Songbird sightings have remained consistent the last several days. Some of the regular species these days are Bald Eagle, Merlin, Downy and Hairy Woodpecker, Golden-crowned and Ruby-crowned Kinglet, Winter Wren, Brown Creeper, Cedar Waxwing, Yellow-rumped and Palm Warbler, White-crowned and White-throated Sparrow, Horned Lark, American Pipit, Lapland Longspur, and Snow Bunting.

Bald Eagle

4 comments:

Squid said...

Hey Chris,
I think your unID'd jaeger is a Parasitic...Long-tailed don't show that much white in the wings.
David

WPBO staff said...

The white in the wing is a concern, but apparently Long-taileds can rarely show as many as 5 white shafts. The one photo may also be showing sun glare off the feathers themselves, as opposed to the shaft. The one opinion I have received back from my emails last night is that it is a Long-tailed.

WPBO staff said...

I should clarify. The 1st response was that it looked like a Long-tailed to them.
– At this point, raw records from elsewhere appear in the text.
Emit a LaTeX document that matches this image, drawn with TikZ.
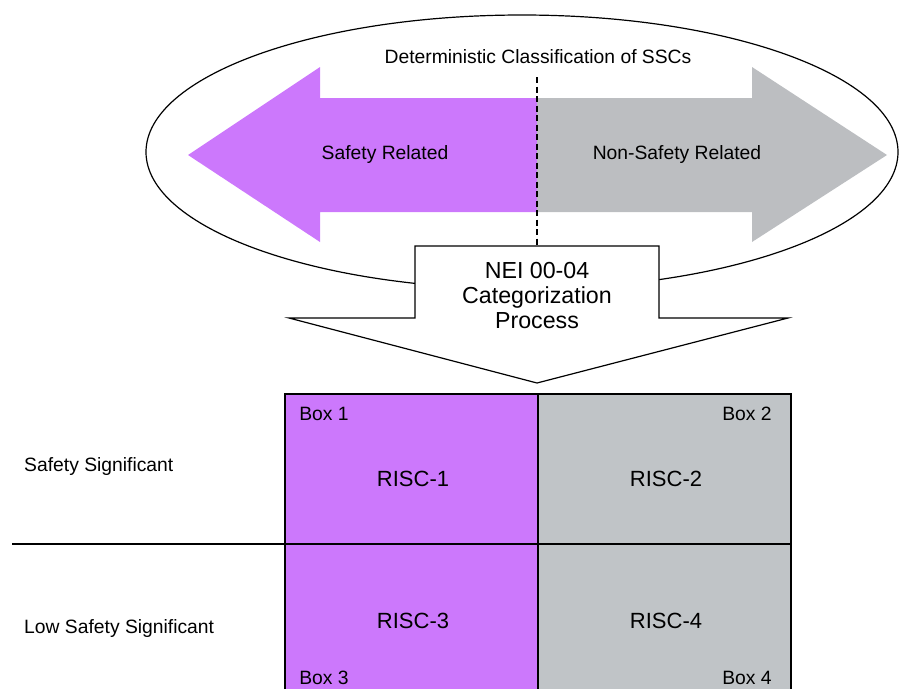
\documentclass[tikz,border=0pt]{standalone}
\usepackage{fontspec}
\setmainfont{Liberation Sans}
\definecolor{lilac}{RGB}{204,120,252}
\definecolor{ashgray}{RGB}{188,190,193}
\definecolor{cellgray}{RGB}{192,196,199}
\tikzset{
  txt/.style={inner sep=0pt,font=\fontsize{19.3}{23}\selectfont},
  big/.style={inner sep=0pt,font=\fontsize{22}{26}\selectfont,align=center},
}
\begin{document}
\begin{tikzpicture}[x=1pt,y=-1pt]
\useasboundingbox (0,0) rectangle (905,689);
% classification ellipse and double arrow
\draw[black,line width=1.2pt] (522,152) ellipse [x radius=376pt, y radius=137pt];
\fill[lilac] (537,98) -- (320,98) -- (320,67) -- (188,155) -- (320,242) -- (320,212) -- (537,212) -- cycle;
\fill[ashgray] (537,98) -- (752,98) -- (752,67) -- (887,155) -- (752,242) -- (752,212) -- (537,212) -- cycle;
\node[txt] (T) at (538,57) {Deterministic Classification of SSCs};
\node[txt] (SR) at (385,155) {Safety Related};
\node[txt] (NSR) at (677,155) {Non-Safety Related};
% process arrow
\draw[black,line width=1.2pt,fill=white] (415,246) -- (659,246) -- (659,318) -- (788,318) -- (537,383) -- (289,318) -- (415,318) -- cycle;
\coordinate (D) at (537,77);
\coordinate (P) at (537,246);
\draw[black,line width=1.6pt,dash pattern=on 6pt off 3.5pt] (D) -- (P);
\node[big,font=\fontsize{23.2}{26}\selectfont] (N) at (537,296) {NEI 00-04\\[-1pt]Categorization\\[-1pt]Process};
% RISC grid
\fill[lilac] (285,394) rectangle (538,689);
\fill[cellgray] (538,394) rectangle (791,689);
\draw[black,line width=1.2pt] (285,689) -- (285,394) -- (791,394) -- (791,689);
\draw[black,line width=1.2pt] (538,394) -- (538,689);
\draw[black,line width=1.2pt] (12,544) -- (791,544);
\node[txt,anchor=west] (S) at (24,467) {Safety Significant};
\node[txt,anchor=west] (L) at (24,628) {Low Safety Significant};
\node[txt] (B1) at (324,414) {Box 1};
\node[txt] (B2) at (747,414) {Box 2};
\node[txt] (B3) at (324,678) {Box 3};
\node[txt] (B4) at (747,678) {Box 4};
\node[big] (R1) at (413,479) {RISC-1};
\node[big] (R2) at (666,479) {RISC-2};
\node[big] (R3) at (413,621) {RISC-3};
\node[big] (R4) at (666,621) {RISC-4};
\end{tikzpicture}
\end{document}
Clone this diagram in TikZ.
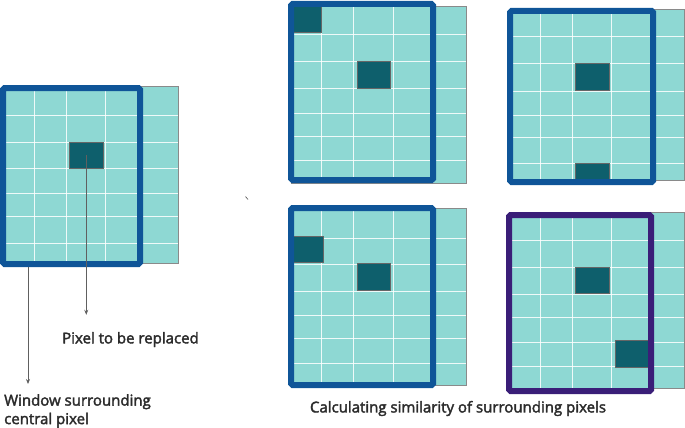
\documentclass[tikz,border=0pt]{standalone}
\usepackage{fontspec}
\setmainfont{Open Sans}
\usetikzlibrary{arrows.meta}
\definecolor{lightteal}{HTML}{8ED8D3}
\definecolor{darkteal}{HTML}{0E5F6C}
\definecolor{winblue}{HTML}{0F5598}
\definecolor{winpurple}{HTML}{3A1E78}
\definecolor{imgborder}{HTML}{8A8A8A}
\definecolor{txt}{HTML}{2B2B2B}
\definecolor{arrowgrey}{HTML}{606060}
\newcommand{\medwt}[1]{\special{pdf:literal direct 2 Tr 0.35 w}#1\special{pdf:literal direct 0 Tr}}
\tikzset{
  imgfill/.style={fill=lightteal, draw=imgborder, line width=0.8pt},
  gridline/.style={draw=white, line width=1pt, opacity=0.85},
  darkpix/.style={fill=darkteal, draw=black!60, line width=0.5pt},
  winframe/.style={draw=winblue, line width=6pt, rounded corners=1.5pt},
  winframeP/.style={draw=winpurple, line width=6pt, rounded corners=1.5pt},
  label/.style={font=\fontsize{15}{18.5}\selectfont, text=txt, inner sep=0pt},
  pointer/.style={draw=arrowgrey, line width=0.8pt, -{Stealth[length=5pt,width=4pt]}}
}
% \gridimg{left}{top}{right}{bottom}{cols}{rows}
\newcommand{\gridimg}[6]{%
  \fill[lightteal] (#1,#2) rectangle (#3,#4);
  \foreach \cx in {#5} {\draw[gridline] (\cx,#2) -- (\cx,#4);}
  \foreach \ry in {#6} {\draw[gridline] (#1,\ry) -- (#3,\ry);}
  \draw[imgborder, line width=0.8pt] (#1,#2) rectangle (#3,#4);
}
\begin{document}
\begin{tikzpicture}[x=1pt, y=-1pt]
\useasboundingbox (0,0) rectangle (685,428);

% ---------- left panel ----------
\gridimg{3}{86}{178}{263}{34,66,105,140}{115,142,168,193,216,243}
\node[darkpix, minimum width=34pt, minimum height=26pt, inner sep=0pt, anchor=north west] (px) at (69,142) {};
\draw[winframe] (3,88) rectangle (140,264);
\coordinate (winarrow) at (28,267);

% ---------- top-left comparison ----------
\gridimg{291}{6}{466}{183}{321,353,393,433}{35,62,88,113,136,160}
\fill[darkpix] (293,6) rectangle (321,32);
\fill[darkpix] (357,61) rectangle (390,88);
\draw[winframe] (291,4) rectangle (433,180);

% ---------- top-right comparison ----------
\gridimg{510}{9}{684}{180}{540,572,611,653}{37,64,91,115,137,163}
\fill[darkpix] (575,63) rectangle (609,90);
\fill[darkpix] (575,163) rectangle (609,180);
\draw[winframe] (510,11) rectangle (653,182);

% ---------- bottom-left comparison ----------
\gridimg{291}{208}{466}{385}{321,353,393,433}{238,264,291,315,338,363}
\fill[darkpix] (293,236) rectangle (323,262);
\fill[darkpix] (357,263) rectangle (390,290);
\draw[winframe] (291,208) rectangle (433,385);

% ---------- bottom-right comparison ----------
\gridimg{509}{212}{684}{388}{540,572,611,651}{240,267,294,317,342,366}
\fill[darkpix] (575,267) rectangle (609,293);
\fill[darkpix] (615,340) rectangle (648,367);
\draw[winframeP] (509,215) rectangle (651,391);

% stray mark
\draw[arrowgrey, line width=0.7pt] (245.5,196.5) -- (248,199.5);

% ---------- labels ----------
\node[label, anchor=west] (pxlabel) at (62,339.5) {\medwt{Pixel to be replaced}};
\node[label, anchor=north west, align=left] (winlabel) at (4,394) {\medwt{Window surrounding}\\\medwt{central pixel}};
\node[label] (caption) at (458,408.5) {\medwt{Calculating similarity of surrounding pixels}};

% ---------- pointers ----------
\draw[pointer, shorten >=17pt] (px.center) -- (px.center |- pxlabel.north);
\draw[pointer, shorten >=10pt] (winarrow) -- (winarrow |- winlabel.north);
\end{tikzpicture}
\end{document}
They did not state that it definitely was a Long-tailed.

John Kendall said...

Chris, this is a juv. light Parasitic, we see lots of parasitics down here in NW Indiana, mostly intermediate Parasitics. I am getting a little better at id'ing them. The tail extension is too long for juv. Pomarine, the upper wing white is 4-5 shafts of primaries (def. elminates long-tailed (2 shafts or less) and most likely Pom.), The Underwing coverts are the same darkness as the flanks, and the weak barring on undertail coverts are Parasitic features. There is a nearly identical bird (rare) in Sibley's on pp.198. Nice shots! Still trying to get a great in-flight Jaeger photo!